London newcomers Telegram are another easy favourite on the Shacklewell Arms stage. Outing a double header of newer tracks - 'Godiva's Here' and 'Inside Outside' - their careering brand of frenetic glam rock is becoming noticeably fine-tuned into something that's as memorable for its melodic clout as its relentless energy.
Over on the main stage, Temples' melodic prowess is already proven, but under the kind of scorching heat that could floor even the most hardened sun-worshipper, the crowd are finding it hard to acknowledge it. Drenched in spiritual references and taken from a record that's even bloody called Sun Structures, the likes of 'Move with the Season' and 'Colours to Life' are gorgeously blissful bedfellows for the weather, but today just doesn't seem to be the Kettering quartet's day.
The Horrors fare little better. Focusing on recent album Luminous, their swathes of noise are built for cavernous rooms of devotees, rather than temperate fields of people waiting for another band. Though The Horrors' canon has evolved into something dense and unique, it's a sign that maybe they could do with one or two more tracks that prick through the fog to give a little more variety.

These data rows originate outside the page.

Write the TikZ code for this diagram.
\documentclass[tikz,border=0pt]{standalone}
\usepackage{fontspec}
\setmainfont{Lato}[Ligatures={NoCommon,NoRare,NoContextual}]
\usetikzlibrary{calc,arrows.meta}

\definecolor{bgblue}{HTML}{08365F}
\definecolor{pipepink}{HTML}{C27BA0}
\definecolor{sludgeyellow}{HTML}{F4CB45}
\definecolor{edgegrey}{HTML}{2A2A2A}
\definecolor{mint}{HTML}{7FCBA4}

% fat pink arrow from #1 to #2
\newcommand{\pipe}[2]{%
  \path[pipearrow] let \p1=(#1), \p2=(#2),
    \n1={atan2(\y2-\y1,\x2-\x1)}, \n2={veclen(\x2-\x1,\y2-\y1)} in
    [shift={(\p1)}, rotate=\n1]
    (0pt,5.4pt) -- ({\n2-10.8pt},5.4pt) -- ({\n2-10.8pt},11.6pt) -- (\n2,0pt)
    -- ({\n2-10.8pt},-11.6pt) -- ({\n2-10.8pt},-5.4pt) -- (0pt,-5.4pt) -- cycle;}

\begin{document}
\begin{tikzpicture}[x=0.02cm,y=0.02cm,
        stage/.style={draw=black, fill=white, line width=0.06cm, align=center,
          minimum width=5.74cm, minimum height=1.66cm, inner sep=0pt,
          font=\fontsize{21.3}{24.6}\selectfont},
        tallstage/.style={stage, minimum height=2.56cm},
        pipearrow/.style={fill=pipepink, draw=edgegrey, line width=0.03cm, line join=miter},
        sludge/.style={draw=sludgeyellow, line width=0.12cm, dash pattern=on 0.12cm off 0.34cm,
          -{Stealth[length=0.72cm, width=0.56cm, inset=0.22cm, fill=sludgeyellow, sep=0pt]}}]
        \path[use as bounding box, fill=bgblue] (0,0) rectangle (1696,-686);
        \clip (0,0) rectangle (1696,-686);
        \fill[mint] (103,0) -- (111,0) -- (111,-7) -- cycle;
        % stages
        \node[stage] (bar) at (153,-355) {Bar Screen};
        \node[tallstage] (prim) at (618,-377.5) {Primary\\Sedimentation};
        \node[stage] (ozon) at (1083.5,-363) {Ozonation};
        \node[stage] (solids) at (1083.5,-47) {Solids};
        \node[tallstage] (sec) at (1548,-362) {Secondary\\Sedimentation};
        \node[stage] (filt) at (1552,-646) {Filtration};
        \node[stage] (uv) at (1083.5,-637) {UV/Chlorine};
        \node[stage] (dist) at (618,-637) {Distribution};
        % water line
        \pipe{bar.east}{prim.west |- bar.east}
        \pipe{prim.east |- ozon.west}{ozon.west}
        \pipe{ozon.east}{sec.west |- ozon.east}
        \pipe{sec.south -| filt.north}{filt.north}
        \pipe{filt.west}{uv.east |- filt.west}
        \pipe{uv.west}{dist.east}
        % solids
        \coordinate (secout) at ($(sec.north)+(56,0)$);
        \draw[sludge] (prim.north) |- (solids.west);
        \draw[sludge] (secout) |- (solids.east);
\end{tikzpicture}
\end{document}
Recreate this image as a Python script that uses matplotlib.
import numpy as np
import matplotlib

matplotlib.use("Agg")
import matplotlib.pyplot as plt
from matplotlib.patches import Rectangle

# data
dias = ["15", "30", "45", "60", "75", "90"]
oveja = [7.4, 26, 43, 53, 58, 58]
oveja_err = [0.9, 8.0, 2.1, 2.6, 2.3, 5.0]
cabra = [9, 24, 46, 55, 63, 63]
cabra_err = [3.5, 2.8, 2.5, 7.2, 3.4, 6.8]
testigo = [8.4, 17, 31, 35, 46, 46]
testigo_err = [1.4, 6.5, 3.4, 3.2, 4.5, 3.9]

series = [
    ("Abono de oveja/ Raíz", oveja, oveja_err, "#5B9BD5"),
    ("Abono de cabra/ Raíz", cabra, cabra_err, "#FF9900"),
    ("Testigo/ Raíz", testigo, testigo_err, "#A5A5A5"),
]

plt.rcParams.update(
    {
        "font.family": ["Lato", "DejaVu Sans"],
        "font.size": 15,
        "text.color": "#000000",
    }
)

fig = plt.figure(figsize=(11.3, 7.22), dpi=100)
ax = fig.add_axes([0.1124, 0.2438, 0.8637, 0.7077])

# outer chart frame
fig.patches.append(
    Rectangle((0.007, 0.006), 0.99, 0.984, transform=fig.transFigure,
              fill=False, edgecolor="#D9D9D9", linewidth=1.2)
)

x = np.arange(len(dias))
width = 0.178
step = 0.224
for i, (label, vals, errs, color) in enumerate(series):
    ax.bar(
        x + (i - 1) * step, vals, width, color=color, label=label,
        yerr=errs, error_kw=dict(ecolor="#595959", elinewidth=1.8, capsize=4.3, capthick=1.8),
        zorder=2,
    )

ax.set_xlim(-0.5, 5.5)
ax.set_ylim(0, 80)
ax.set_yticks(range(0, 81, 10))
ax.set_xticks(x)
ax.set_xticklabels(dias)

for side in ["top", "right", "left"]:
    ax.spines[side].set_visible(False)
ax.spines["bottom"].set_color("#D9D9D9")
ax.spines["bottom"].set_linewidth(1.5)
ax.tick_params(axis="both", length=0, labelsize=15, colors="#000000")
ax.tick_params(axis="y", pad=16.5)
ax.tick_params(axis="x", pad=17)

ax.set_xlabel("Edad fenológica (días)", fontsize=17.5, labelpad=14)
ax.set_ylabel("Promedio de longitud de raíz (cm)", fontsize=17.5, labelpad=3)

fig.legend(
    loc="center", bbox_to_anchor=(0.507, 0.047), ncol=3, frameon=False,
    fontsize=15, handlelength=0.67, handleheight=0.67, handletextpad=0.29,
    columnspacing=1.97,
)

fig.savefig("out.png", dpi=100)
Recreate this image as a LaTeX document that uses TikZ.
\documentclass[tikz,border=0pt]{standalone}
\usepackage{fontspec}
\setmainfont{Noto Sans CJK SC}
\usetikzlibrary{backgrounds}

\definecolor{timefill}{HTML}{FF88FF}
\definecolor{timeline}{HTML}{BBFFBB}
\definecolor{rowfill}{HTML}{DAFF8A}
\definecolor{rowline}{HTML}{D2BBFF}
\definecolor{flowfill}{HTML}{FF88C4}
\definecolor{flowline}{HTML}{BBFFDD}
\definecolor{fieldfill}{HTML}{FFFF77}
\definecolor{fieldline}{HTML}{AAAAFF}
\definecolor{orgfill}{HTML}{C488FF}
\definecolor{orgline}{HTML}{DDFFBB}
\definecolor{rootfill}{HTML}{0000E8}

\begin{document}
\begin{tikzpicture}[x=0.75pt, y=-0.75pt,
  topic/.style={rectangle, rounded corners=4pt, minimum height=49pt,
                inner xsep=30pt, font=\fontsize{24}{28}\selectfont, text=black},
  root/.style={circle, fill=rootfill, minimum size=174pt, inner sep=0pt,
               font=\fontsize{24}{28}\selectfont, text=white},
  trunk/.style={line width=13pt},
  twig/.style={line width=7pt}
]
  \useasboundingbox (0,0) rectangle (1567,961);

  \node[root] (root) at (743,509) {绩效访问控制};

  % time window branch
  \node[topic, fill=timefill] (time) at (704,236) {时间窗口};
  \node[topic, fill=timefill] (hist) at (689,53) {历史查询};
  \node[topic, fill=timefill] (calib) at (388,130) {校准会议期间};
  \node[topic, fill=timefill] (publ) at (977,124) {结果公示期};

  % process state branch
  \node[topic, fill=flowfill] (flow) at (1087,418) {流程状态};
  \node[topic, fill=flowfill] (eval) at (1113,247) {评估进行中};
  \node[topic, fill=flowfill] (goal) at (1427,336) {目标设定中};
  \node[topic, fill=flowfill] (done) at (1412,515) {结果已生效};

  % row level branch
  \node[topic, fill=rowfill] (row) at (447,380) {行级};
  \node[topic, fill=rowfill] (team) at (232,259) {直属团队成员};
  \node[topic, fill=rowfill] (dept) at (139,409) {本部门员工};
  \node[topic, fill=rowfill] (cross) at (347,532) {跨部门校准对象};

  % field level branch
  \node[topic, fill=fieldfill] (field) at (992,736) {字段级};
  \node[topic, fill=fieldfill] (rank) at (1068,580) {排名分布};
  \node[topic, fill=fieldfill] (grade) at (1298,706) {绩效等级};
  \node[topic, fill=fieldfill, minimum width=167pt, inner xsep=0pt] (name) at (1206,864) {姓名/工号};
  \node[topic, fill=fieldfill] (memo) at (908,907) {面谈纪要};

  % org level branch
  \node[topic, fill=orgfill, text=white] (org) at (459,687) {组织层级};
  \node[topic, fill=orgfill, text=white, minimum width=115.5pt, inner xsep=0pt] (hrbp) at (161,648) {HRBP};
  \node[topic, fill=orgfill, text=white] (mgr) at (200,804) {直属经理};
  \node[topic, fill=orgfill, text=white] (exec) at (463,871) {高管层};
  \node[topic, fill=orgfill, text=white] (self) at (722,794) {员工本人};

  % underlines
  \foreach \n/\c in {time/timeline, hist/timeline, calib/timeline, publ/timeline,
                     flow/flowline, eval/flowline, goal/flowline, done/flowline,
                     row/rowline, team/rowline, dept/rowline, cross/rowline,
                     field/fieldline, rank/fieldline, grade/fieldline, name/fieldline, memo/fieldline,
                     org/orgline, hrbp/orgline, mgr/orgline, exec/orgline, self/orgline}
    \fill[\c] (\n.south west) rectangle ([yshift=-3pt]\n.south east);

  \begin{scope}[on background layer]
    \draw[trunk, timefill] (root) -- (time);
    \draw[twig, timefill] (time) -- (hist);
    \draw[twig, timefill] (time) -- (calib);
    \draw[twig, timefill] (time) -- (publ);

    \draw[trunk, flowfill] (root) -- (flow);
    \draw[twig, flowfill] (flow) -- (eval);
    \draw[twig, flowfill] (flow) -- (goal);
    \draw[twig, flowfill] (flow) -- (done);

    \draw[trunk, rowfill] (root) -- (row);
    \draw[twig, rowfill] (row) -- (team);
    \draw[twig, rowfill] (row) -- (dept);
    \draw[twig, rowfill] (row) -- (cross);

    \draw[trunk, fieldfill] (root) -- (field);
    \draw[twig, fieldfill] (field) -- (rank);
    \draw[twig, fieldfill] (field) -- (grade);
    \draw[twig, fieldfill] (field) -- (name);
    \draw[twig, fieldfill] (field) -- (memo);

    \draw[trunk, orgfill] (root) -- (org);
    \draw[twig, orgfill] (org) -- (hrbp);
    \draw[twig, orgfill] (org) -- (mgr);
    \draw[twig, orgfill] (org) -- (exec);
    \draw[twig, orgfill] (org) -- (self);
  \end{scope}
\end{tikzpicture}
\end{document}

And so it falls to the Pixies to show how it's done. They say nothing throughout; there are no theatrics, no whistles and bangs or elaborate set pieces. They are simply the Pixies playing one of the most seminal back catalogues in rock music. And from the feral barks of 'Crackity Jones' to the enveloping crashes of 'Velouria' to even the newer cuts from Indie Cindy ('Bagboy'; 'Greens and Blues') which are slowly sounding more and more of a snug fit, they play them like masters.
Double the days, double the fun - Field Day in its expanded form bowls a near-on strike that suggests it's unlikely to return to a single day any year soon.